Abstract

The Fundación Siglo de Oro –formerly Compañía Rakatá– has been staging Spanish Golden Age and Elizabethan theatre since it was founded in 2006. Over this time, the company has developed an identity associated not only with its staging of early modern drama, but also with the influence of a series of contemporary British theatre practitioners on its rehearsal process. Perhaps one of the most noteworthy constants in its work is a fruitful series of collaborations with British stage directors, beginning in 2007 with Laurence Boswell directing El perro del hortelano (revived in 2014), in 2009 Fuenteovejuna, and in 2015 co-directing Mujeres y criados with company founder and producer Rodrigo Arribas.
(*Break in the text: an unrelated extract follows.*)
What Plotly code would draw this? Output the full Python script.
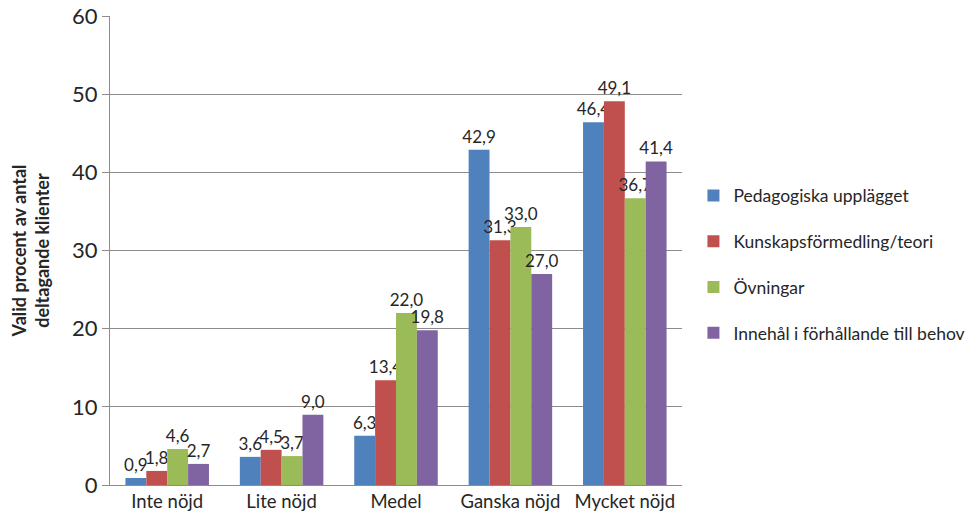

While, at first, we can ascribe this collaboration to the impact of the Royal Shakespeare Company Golden Age season, curated by Boswell, which visited Madrid’s emblematic Teatro Español in 2004, the company have continued to seek out British directors including Tim Hoare on Don Juan en Alcalá (2016) and Trabajos de amor perdidos (2016), and most recently Dominic Dromgoole on a new production of El perro del hortelano (2021). This latter partnership is also the culmination of a collaboration with Shakespeare’s Globe Theatre which saw the company take part in the Cultural Olympiad with Enrique VIII (2012) and become the first company to perform Lope de Vega in Spanish at the London theatre, with El castigo sin venganza (2014). There has therefore been a clear exchange of ideas between Spanish classical theatre and contemporary British theatre practice. This article proposes to explore the methodological contributions of British directors to better understand how this has altered the in-rehearsal perspectives on the Spanish Golden Age to explain the benefits of this Anglo-Hispanic collaborative approach to the company’s work. This will be supported by an interview with Rodrigo Arribas, whose constant presence as founder, producer, actor and most recently as director can help us to understand the contributions made by Boswell, Hoare and Dromgoole to the company’s rehearsal methodology.